2024-11-20 08:55:05,791 - [MainThread] - common.utils.detector.core - ERROR - Traceback (most recent call last):
  File "/opt/vmware/nsx/intelligence/nta/detectors/common/utils/detector/core.py", line 116, in _run
    executor.submit(self._run_on, config).result(timeout=float(Config.DETECTOR_TIMEOUT_SEC))
  File "/usr/lib/python3.11/concurrent/futures/_base.py", line 456, in result
    return self.__get_result()
           ^^^^^^^^^^^^^^^^^^^
  File "/usr/lib/python3.11/concurrent/futures/_base.py", line 401, in __get_result
    raise self._exception
  File "/usr/lib/python3.11/concurrent/futures/thread.py", line 58, in run
    result = self.fn(*self.args, **self.kwargs)
             ^^^^^^^^^^^^^^^^^^^^^^^^^^^^^^^^^^
  File "/opt/vmware/nsx/intelligence/nta/detectors/common/utils/detector/core.py", line 165, in _run_on
    baseline_was_updated = self._update_baseline(config.site_id)
                           ^^^^^^^^^^^^^^^^^^^^^^^^^^^^^^^^^^^^^
  File "/opt/vmware/nsx/intelligence/nta/detectors/common/utils/detector/core.py", line 227, in _update_baseline
    partial_baseline = self._generate_baseline(site_id, interval)
                       ^^^^^^^^^^^^^^^^^^^^^^^^^^^^^^^^^^^^^^^^^^
  File "/opt/vmware/nsx/intelligence/nta/detectors/llmnrnbtns/detector/core.py", line 122, in _generate_baseline
    self._get_llmnr_partial_baseline_data(interval, site_id),
    ^^^^^^^^^^^^^^^^^^^^^^^^^^^^^^^^^^^^^^^^^^^^^^^^^^^^^^^^
  File "/opt/vmware/nsx/intelligence/nta/detectors/llmnrnbtns/detector/core.py", line 191, in _get_llmnr_partial_baseline_data
    response_result = response_result.groupby("srcVmId")[["count", "dstVmId"]].agg(
                      ^^^^^^^^^^^^^^^^^^^^^^^^^^^^^^^^^^
  File "/usr/local/lib/python3.11/dist-packages/pandas/core/frame.py", line 8402, in groupby
    return DataFrameGroupBy(
           ^^^^^^^^^^^^^^^^^
  File "/usr/local/lib/python3.11/dist-packages/pandas/core/groupby/groupby.py", line 965, in __init__
    grouper, exclusions, obj = get_grouper(
                               ^^^^^^^^^^^^
  File "/usr/local/lib/python3.11/dist-packages/pandas/core/groupby/grouper.py", line 878, in get_grouper
    obj._check_label_or_level_ambiguity(gpr, axis=axis)
  File "/usr/local/lib/python3.11/dist-packages/pandas/core/generic.py", line 1797, in _check_label_or_level_ambiguity
    raise ValueError(msg)
ValueError: 'srcVmId' is both an index level and a column label, which is ambiguous.

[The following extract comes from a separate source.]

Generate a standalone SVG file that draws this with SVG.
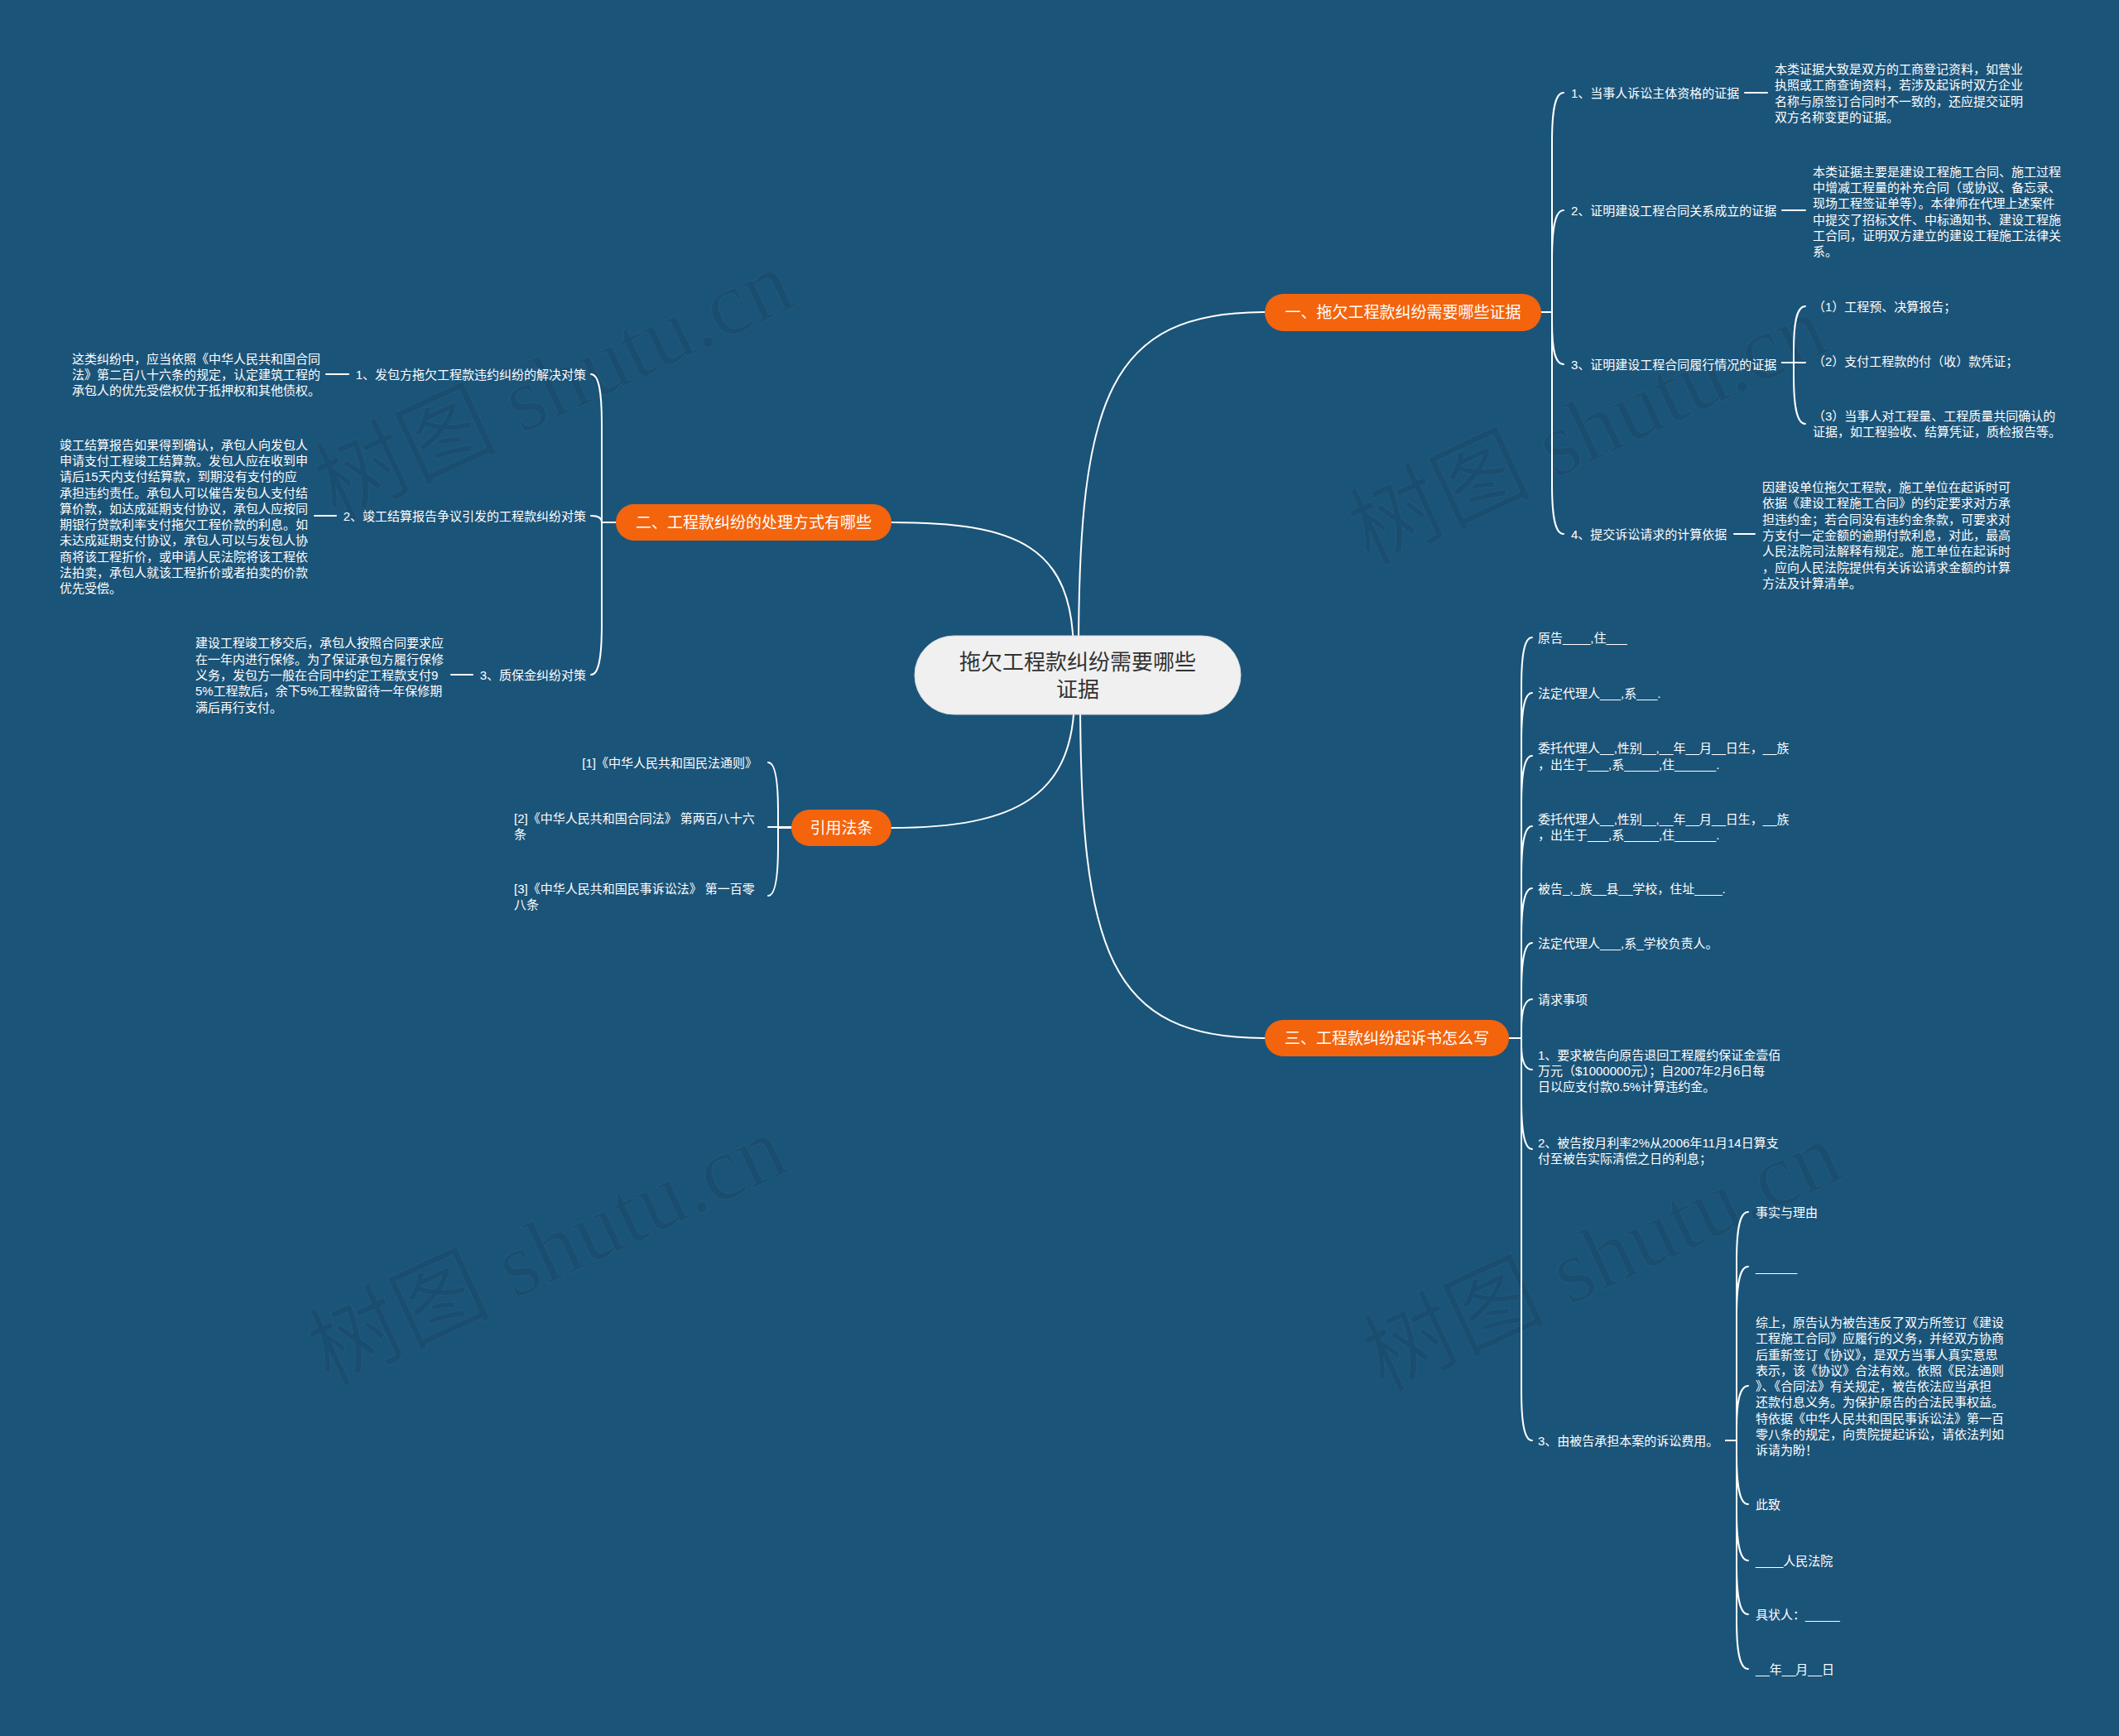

This log confirms that the error has occurred.

Environment

NAPP 4.2.x

Cause

In environments where:

The LLMNR NBTNS detector is activated
There are valid LLMNR requests
There is NO valid LLMNR responder
VM generating unrelated flows where the "destination port" overlaps with "source ports used in LLMNR requests". Port scanner can be one such source creating these flows.

Resolution

This issue is caused by four circumstances in the environment coming together to generate an edge case in the application logic. By changing any one of the four, the issue will no longer be present. For example:

- Have a valid LLMNR responder if LLMNR NBTNS detector is activated
- Stop port scans when there is no valid LLMNR responder, which can generate flows leading to edge case evetually crashing the NTA detector

There is currently no other workaround available. The issue will be fixed in the product in a future release.